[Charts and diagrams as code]
————

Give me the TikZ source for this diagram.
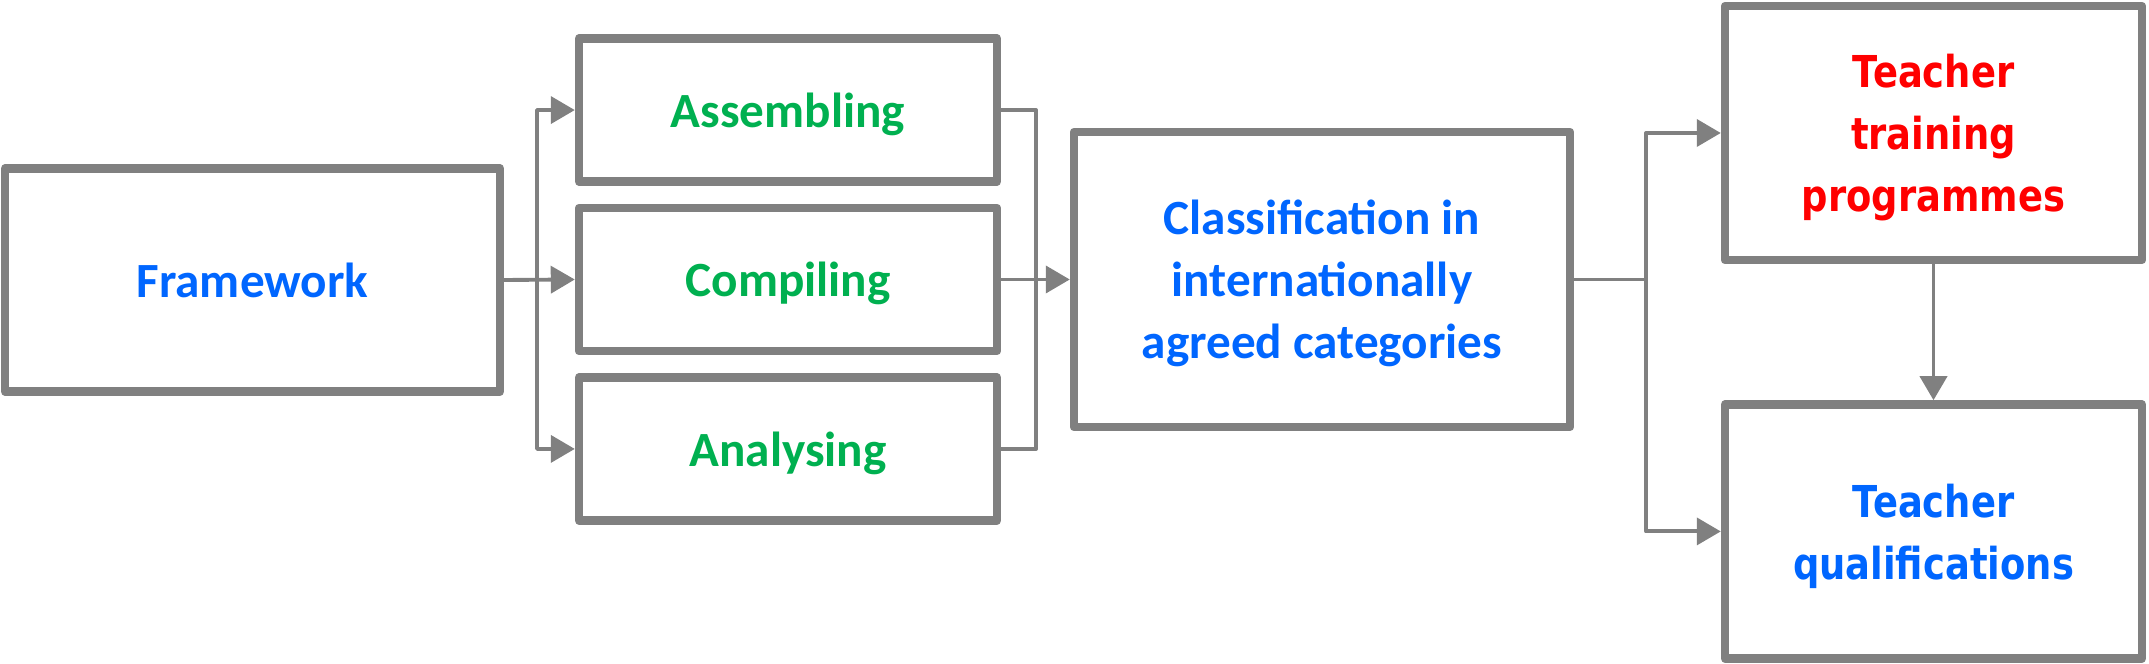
\documentclass[tikz,border=0pt]{standalone}
\usepackage{fontspec}
\setmainfont{Carlito}
\newfontfamily\widefont{DejaVu Sans}[FakeStretch=0.84]
\usetikzlibrary{positioning,arrows.meta,calc}

\definecolor{boxgray}{RGB}{128,128,128}
\definecolor{txtblue}{RGB}{0,102,255}
\definecolor{txtgreen}{RGB}{0,176,80}
\definecolor{txtred}{RGB}{255,0,0}

\begin{document}
\begin{tikzpicture}[
    >={Triangle[length=0.24cm, width=0.27cm]},
    line join=round,
    conn/.style={draw=boxgray, line width=1.1pt},
    block/.style={draw=boxgray, line width=2.4pt, rectangle, align=center, text depth=0pt, minimum width=4.18cm, minimum height=1.43cm, text=txtgreen, font=\bfseries\fontsize{14}{17.6}\selectfont},
    bigblock/.style={draw=boxgray, line width=2.4pt, rectangle, align=center, text depth=0pt, text=txtblue, font=\bfseries\fontsize{14}{17.6}\selectfont},
    endblock/.style={bigblock, minimum width=4.17cm, minimum height=2.54cm, font=\widefont\bfseries\fontsize{12.5}{17.6}\selectfont}
]
    \useasboundingbox (0,0) rectangle (21.49,6.64);

    \node[bigblock, minimum width=4.95cm, minimum height=2.23cm] (Frame) at (2.525,3.84) {Framework};

    \node[block] (Comp) at (7.88,3.845) {Compiling};
    \node[block, above=0.18cm of Comp] (Asm) {Assembling};
    \node[block, below=0.18cm of Comp] (Ana) {Analysing};

    \node[bigblock, minimum width=4.96cm, minimum height=2.95cm] (Class) at (13.22,3.845)
        {Classification in\\internationally\\agreed categories};

    \node[endblock, text=txtred] (Train) at (19.335,5.31) {Teacher\\training\\programmes};
    \node[endblock, below=1.36cm of Train] (Qual) {Teacher\\qualifications};


    \coordinate (LeftLine)  at ( 5.37, 0);
    \coordinate (RightLine) at (10.36, 0);
    \coordinate (MidLine)   at (16.46, 0);


    \draw[conn, ->] (Frame.east) -- (Comp.west);
    \draw[conn, ->] (Frame.east -| LeftLine) |- (Asm.west);
    \draw[conn, ->] (Frame.east -| LeftLine) |- (Ana.west);

    \draw[conn] (Asm.east) -| (Comp.east -| RightLine);
    \draw[conn] (Ana.east) -| (Comp.east -| RightLine);
    \draw[conn, ->] (Comp.east) -- (Class.west);

    \draw[conn] (Class.east) -- (Class.east -| MidLine) coordinate (split);
    \draw[conn, ->] (split) |- (Train.west);
    \draw[conn, ->] (split) |- (Qual.west);

    \draw[conn, ->] (Train.south) -- (Qual.north);

\end{tikzpicture}
\end{document}
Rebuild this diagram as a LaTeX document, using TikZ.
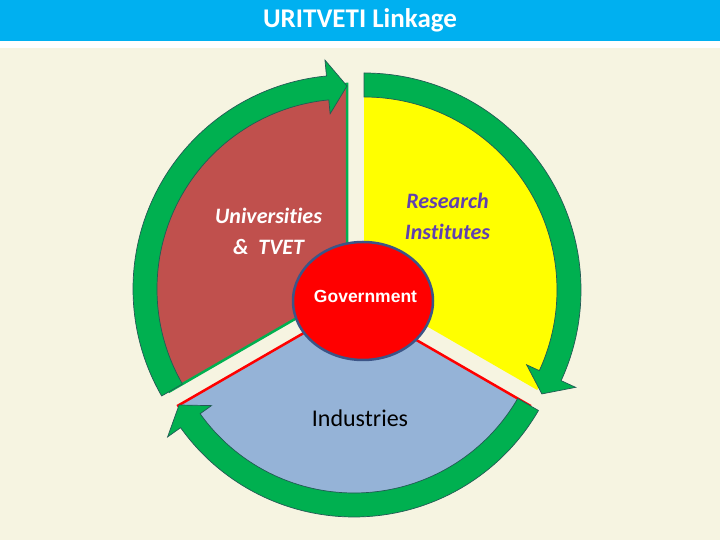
\documentclass[tikz,border=0pt]{standalone}
\usepackage{fontspec}
\setmainfont{Carlito}[Ligatures=NoCommon]
\newfontfamily\arialfont{Liberation Sans}
\usetikzlibrary{calc,shapes.geometric}
\definecolor{cream}{RGB}{246,244,225}
\definecolor{titleblue}{RGB}{0,176,240}
\definecolor{secred}{RGB}{192,80,77}
\definecolor{secyellow}{RGB}{255,255,0}
\definecolor{secblue}{RGB}{149,179,215}
\definecolor{arrowgreen}{RGB}{0,176,80}
\definecolor{arrowline}{RGB}{35,90,85}
\definecolor{govline}{RGB}{60,85,135}
\definecolor{resviolet}{RGB}{96,64,176}
\newcommand\greenarrow[5]{% #1 centre, #2 tail angle, #3 head base angle, #4 tip angle, #5 inner radius
  \filldraw[arrowbody] ($(#1)+(#2:#5)$) arc[start angle=#2, end angle=#3, radius=#5]
    -- ($(#1)+(#3:#5-14)$) -- ($(#1)+(#4:#5+13)$) -- ($(#1)+(#3:#5+40)$)
    -- ($(#1)+(#3:#5+24)$) arc[start angle=#3, end angle=#2, radius=#5+24] -- cycle;}
\tikzset{
  arrowbody/.style={fill=arrowgreen, draw=arrowline, line width=0.7, line join=miter},
  sectortext/.style={align=center, font=\bfseries\itshape\fontsize{22}{31}\selectfont},
}
\begin{document}
\begin{tikzpicture}[x=1pt,y=1pt]
\useasboundingbox (0,0) rectangle (720,540);
\fill[cream] (0,0) rectangle (720,492);
\fill[white] (0,492) rectangle (720,499);
\fill[titleblue] (0,499) rectangle (720,540);
\node[text=white, font=\bfseries\fontsize{27}{32}\selectfont] (title) at (360,520) {URITVETI Linkage};

\coordinate (cr) at (347,251);
\coordinate (cy) at (364,250);
\coordinate (cb) at (354,236);

% sectors
\filldraw[fill=secred, draw=arrowgreen, line width=2.5] (cr) -- ($(cr)+(90:205)$) arc[start angle=90, end angle=210, radius=205] -- cycle;
\fill[secyellow] (cy) -- ($(cy)+(90:200)$) arc[start angle=90, end angle=-30, radius=200] -- cycle;
\filldraw[fill=secblue, draw=red, line width=2.5] (cb) -- ($(cb)+(-30:203)$) arc[start angle=-30, end angle=-150, radius=203] -- cycle;

% circular arrows
\greenarrow{cr}{210}{95.5}{90}{190}
\greenarrow{cy}{90}{-24.7}{-30.3}{193}
\greenarrow{cb}{-30}{-144.5}{-150}{189}

% centre
\node[ellipse, draw=govline, line width=2.5, fill=red, minimum width=140, minimum height=118, inner sep=0] (gov) at (363,239) {};
\node[text=white, font=\arialfont\bfseries\fontsize{17.5}{20}\selectfont] (govtext) at (365.5,244) {Government};

\node[sectortext, text=white] (uni) at (268.5,308.5) {Universities\\\&\ \ TVET};
\node[sectortext, text=resviolet] (res) at (447.5,324) {Research\\Institutes};
\node[font=\fontsize{24}{28}\selectfont, text=black] (ind) at (360,122) {Industries};
\end{tikzpicture}
\end{document}
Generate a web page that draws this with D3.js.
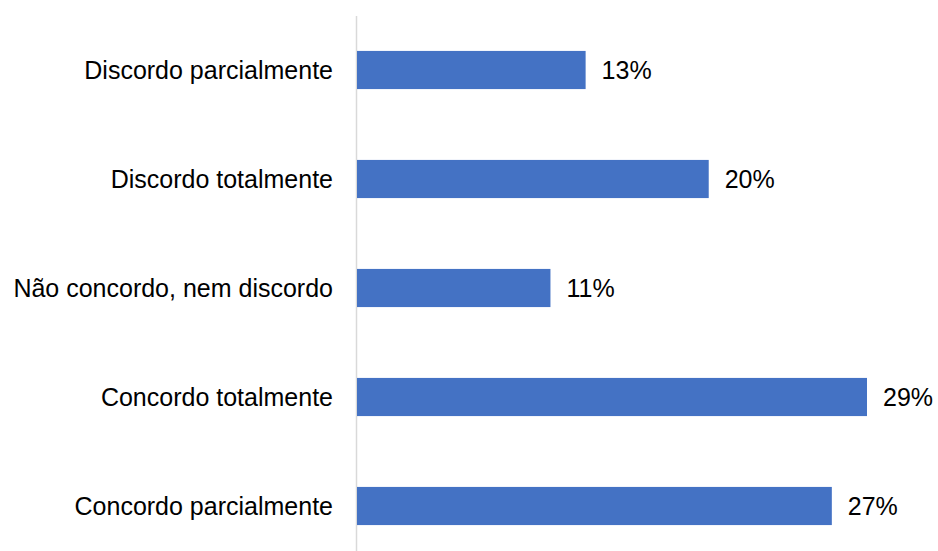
<!DOCTYPE html>
<html>
<head>
<meta charset="utf-8">
<script src="https://cdn.jsdelivr.net/npm/d3@7"></script>
<style>
  body { margin: 0; background: #fff; }
  text { font-family: "Liberation Sans", Arial, sans-serif; fill: #000; }
</style>
</head>
<body>
<div id="chart"></div>
<script>
// data
var categories = ["Discordo parcialmente", "Discordo totalmente", "Não concordo, nem discordo", "Concordo totalmente", "Concordo parcialmente"];
var values = [13, 20, 11, 29, 27];

const width = 938;
const height = 551;
const barColor = "#4472C4";

const x = d3.scaleLinear()
    .domain([0, 29])
    .range([357, 867]);

const y = d3.scaleBand()
    .domain(categories)
    .range([15.5, 560.5])
    .paddingInner(0.65)
    .paddingOuter(0.325);

const svg = d3.select("#chart").append("svg")
    .attr("width", width)
    .attr("height", height);

// axis line
svg.append("line")
    .attr("x1", 356.5).attr("x2", 356.5)
    .attr("y1", 16).attr("y2", height)
    .attr("stroke", "#d9d9d9")
    .attr("stroke-width", 1.5);

svg.append("g")
  .selectAll("rect")
  .data(values)
  .join("rect")
    .attr("x", x(0))
    .attr("y", (d, i) => y(categories[i]))
    .attr("width", d => x(d) - x(0))
    .attr("height", y.bandwidth())
    .attr("fill", barColor);

// category labels
svg.append("g")
  .selectAll("text")
  .data(categories)
  .join("text")
    .attr("x", 333)
    .attr("y", d => y(d) + y.bandwidth() / 2)
    .attr("dy", "0.35em")
    .attr("text-anchor", "end")
    .style("font-size", "25px")
    .text(d => d);

// value labels
svg.append("g")
  .selectAll("text")
  .data(values)
  .join("text")
    .attr("x", d => x(d) + 16)
    .attr("y", (d, i) => y(categories[i]) + y.bandwidth() / 2)
    .attr("dy", "0.35em")
    .style("font-size", "25px")
    .text(d => d + "%");
</script>
</body>
</html>
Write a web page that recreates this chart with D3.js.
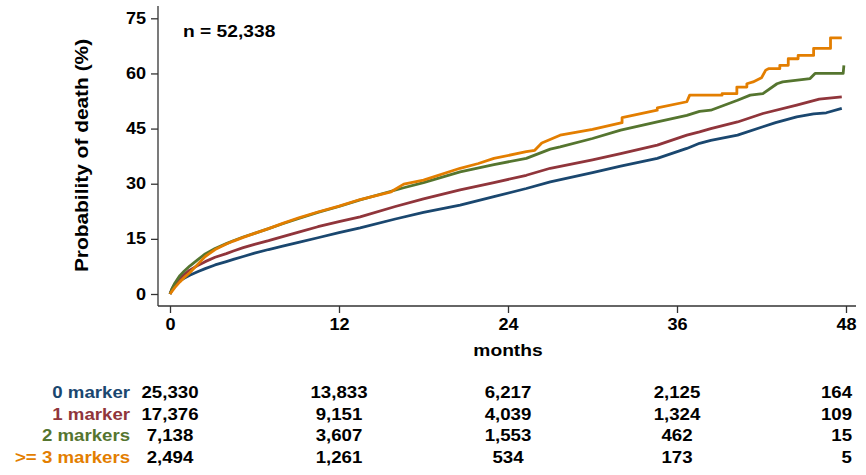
<!DOCTYPE html>
<html>
<head>
<meta charset="utf-8">
<script src="https://cdn.jsdelivr.net/npm/d3@7"></script>
<style>
  html, body { margin: 0; padding: 0; background: #fff; }
  svg { display: block; }
  text { font-family: "Liberation Sans", Arial, Helvetica, sans-serif; font-weight: bold; fill: #000; }
</style>
</head>
<body>
<svg id="chart" width="866" height="475"></svg>
<script>
// Cumulative probability of death (%) by number of markers, months 0-48
const seriesNames = ["0 marker", "1 marker", "2 markers", ">= 3 markers"];
const seriesColors = ["#1a476f", "#90353b", "#55752f", "#e37e00"];

const curve0 = [[0,0],[0.15,1.3],[0.35,2.5],[0.7,3.6],[1.0,4.3],[1.4,5.1],[2,6.1],[2.5,6.9],[3.2,7.9],[4,8.8],[4.5,9.4],[5.2,10.2],[6,11.1],[7,12.1],[8,13.0],[9.2,14.1],[10.5,15.3],[12,16.7],[13.5,18.0],[16,20.4],[18,22.2],[20.6,24.2],[23,26.5],[25.3,28.7],[27,30.5],[30,33.0],[32,34.8],[34.6,36.9],[36.7,39.6],[37.6,41.0],[38.4,41.8],[40.3,43.2],[42.1,45.5],[43,46.6],[44.5,48.2],[45.7,49.0],[46.6,49.3],[47.7,50.5]];
const curve1 = [[0,0],[0.15,1.4],[0.35,2.7],[0.7,4.2],[1.0,5.3],[1.4,6.5],[2,7.8],[2.5,8.8],[3.2,10.0],[4,11.0],[4.5,11.7],[5.2,12.6],[6,13.5],[7,14.5],[8,15.6],[9.2,16.9],[10.5,18.3],[12,19.7],[13.5,21.0],[16,23.8],[18,25.9],[20.6,28.3],[23,30.3],[25.3,32.3],[27,34.2],[30,36.5],[32,38.2],[34.6,40.5],[36.7,43.2],[37.6,44.1],[38.4,45.0],[40.3,46.8],[42.1,49.1],[44.5,51.4],[46.1,53.0],[47.7,53.6]];
const curve2 = [[0,0],[0.15,1.5],[0.35,3.0],[0.7,5.0],[1.0,6.2],[1.4,7.6],[2,9.4],[2.5,10.9],[3.2,12.4],[4,13.7],[4.5,14.5],[5.2,15.5],[6,16.5],[7,17.8],[8,19.1],[9.2,20.6],[10.5,22.2],[12,23.8],[13.5,25.6],[16.6,28.9],[18,30.3],[20.6,33.2],[23,35.2],[25.3,36.9],[27,39.4],[27.7,40.0],[30,42.3],[32,44.6],[34.6,46.8],[36.7,48.6],[37.6,49.7],[38.4,50.0],[40.3,52.7],[41.2,54.1],[42.1,54.5],[43.1,57.2],[43.5,57.7],[45.45,58.6],[45.8,60.0],[47.8,60.0],[47.85,62.2]];
const curve3 = [[0,0],[0.15,0.8],[0.35,1.8],[0.7,3.3],[1.0,4.4],[1.4,5.8],[2,8.2],[2.5,10.2],[3.2,12.1],[4,13.6],[4.5,14.4],[5.2,15.4],[6,16.5],[7,17.8],[8,19.2],[9.2,20.8],[10.5,22.3],[12,23.9],[13.5,25.7],[15.7,27.8],[16.6,29.9],[18,31.0],[20.6,34.2],[21.9,35.5],[23,36.9],[25.3,38.7],[25.9,39.1],[26.4,41.1],[27.7,43.2],[30,44.8],[32.1,46.6],[32.1,48.0],[34.6,50.0],[34.6,50.6],[36.7,52.3],[36.9,54.1],[39.2,54.1],[39.2,54.5],[40.25,54.5],[40.25,56.3],[40.96,56.3],[40.96,57.2],[41.4,57.7],[42.0,58.8],[42.3,60.9],[42.5,61.3],[43.3,61.3],[43.3,62.2],[43.9,62.2],[43.9,64.0],[44.6,64.0],[44.6,64.9],[45.7,64.9],[45.7,66.8],[46.9,66.8],[46.9,69.7],[47.7,69.7]];

// Number at risk table
const tableMonths = [0, 12, 24, 36, 48];
const atRisk0 = [25330, 13833, 6217, 2125, 164];
const atRisk1 = [17376, 9151, 4039, 1324, 109];
const atRisk2 = [7138, 3607, 1553, 462, 15];
const atRisk3 = [2494, 1261, 534, 173, 5];

const xTicks = [0, 12, 24, 36, 48];
const yTicks = [0, 15, 30, 45, 60, 75];
const xTitle = "months";
const yTitle = "Probability of death (%)";
const sampleLabel = "n = 52,338";

const curves = [curve0, curve1, curve2, curve3];
const atRisk = [atRisk0, atRisk1, atRisk2, atRisk3];

// Layout
const SX = 1.13; // horizontal glyph stretch
const plot = { left: 158, right: 856, top: 6, bottom: 306 };

const svg = d3.select("#chart");
const x = d3.scaleLinear().domain([0, 48]).range([170, 846]);
const y = d3.scaleLinear().domain([0, 75]).range([294, 18.3]);

function label(g, px, py, s, size, anchor, color) {
  return g.append("text")
    .attr("transform", `translate(${px},${py}) scale(${SX},1)`)
    .attr("text-anchor", anchor || "start")
    .style("font-size", size + "px")
    .style("fill", color || "#000")
    .text(s);
}

function styleAxis(g) {
  g.selectAll("line").attr("stroke", "#333").attr("stroke-width", 1.3);
  g.select(".domain").attr("stroke", "#333").attr("stroke-width", 1.3);
  g.selectAll(".tick text")
    .attr("transform", `scale(${SX},1)`)
    .style("font-size", "16px")
    .style("font-family", '"Liberation Sans", Arial, sans-serif')
    .style("font-weight", "bold")
    .attr("fill", "#000");
}

// Y axis
const yAxis = svg.append("g")
  .attr("transform", `translate(${plot.left},0)`)
  .call(d3.axisLeft(y).tickValues(yTicks).tickSize(7).tickPadding(3.6));
yAxis.select(".domain").attr("d", `M0,${plot.top}V${plot.bottom}`);
styleAxis(yAxis);

// X axis
const xAxis = svg.append("g")
  .attr("transform", `translate(0,${plot.bottom})`)
  .call(d3.axisBottom(x).tickValues(xTicks).tickSize(7).tickPadding(6));
xAxis.select(".domain").attr("d", `M${plot.left},0H${plot.right}`);
styleAxis(xAxis);

// Axis titles
svg.append("text")
  .attr("transform", `translate(88,155.5) rotate(-90) scale(${SX},1)`)
  .attr("text-anchor", "middle")
  .style("font-size", "18.5px")
  .text(yTitle);
label(svg, x(24), 356, xTitle, 17, "middle");

// Sample size
label(svg, 183, 36.5, sampleLabel, 17, "start");

// Curves
const line = d3.line().x(d => x(d[0])).y(d => y(d[1]));
svg.append("g").selectAll("path")
  .data(curves)
  .join("path")
  .attr("d", line)
  .attr("fill", "none")
  .attr("stroke", (d, i) => seriesColors[i])
  .attr("stroke-width", 2.8)
  .attr("stroke-linejoin", "round")
  .attr("stroke-linecap", "butt");

// Number-at-risk table
const fmt = d3.format(",");
const rowBase = [398, 419.5, 441, 462.5];
const table = svg.append("g");
seriesNames.forEach((name, i) => {
  label(table, 130, rowBase[i], name, 16.5, "end", seriesColors[i]);
  tableMonths.forEach((m, j) => {
    const last = j === tableMonths.length - 1;
    label(table, last ? x(m) + 6 : x(m), rowBase[i], fmt(atRisk[i][j]), 16.5, last ? "end" : "middle");
  });
});
</script>
</body>
</html>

————

## TASK TO CARRY OUT
Repeat the listing above up to and including the line with "(0,0) rectangle (21.49,6.64);", starting from its first line. Drop any pictures.

## THE RESULT
Give me the TikZ source for this diagram.
\documentclass[tikz,border=0pt]{standalone}
\usepackage{fontspec}
\setmainfont{Carlito}
\newfontfamily\widefont{DejaVu Sans}[FakeStretch=0.84]
\usetikzlibrary{positioning,arrows.meta,calc}

\definecolor{boxgray}{RGB}{128,128,128}
\definecolor{txtblue}{RGB}{0,102,255}
\definecolor{txtgreen}{RGB}{0,176,80}
\definecolor{txtred}{RGB}{255,0,0}

\begin{document}
\begin{tikzpicture}[
    >={Triangle[length=0.24cm, width=0.27cm]},
    line join=round,
    conn/.style={draw=boxgray, line width=1.1pt},
    block/.style={draw=boxgray, line width=2.4pt, rectangle, align=center, text depth=0pt, minimum width=4.18cm, minimum height=1.43cm, text=txtgreen, font=\bfseries\fontsize{14}{17.6}\selectfont},
    bigblock/.style={draw=boxgray, line width=2.4pt, rectangle, align=center, text depth=0pt, text=txtblue, font=\bfseries\fontsize{14}{17.6}\selectfont},
    endblock/.style={bigblock, minimum width=4.17cm, minimum height=2.54cm, font=\widefont\bfseries\fontsize{12.5}{17.6}\selectfont}
]
    \useasboundingbox (0,0) rectangle (21.49,6.64);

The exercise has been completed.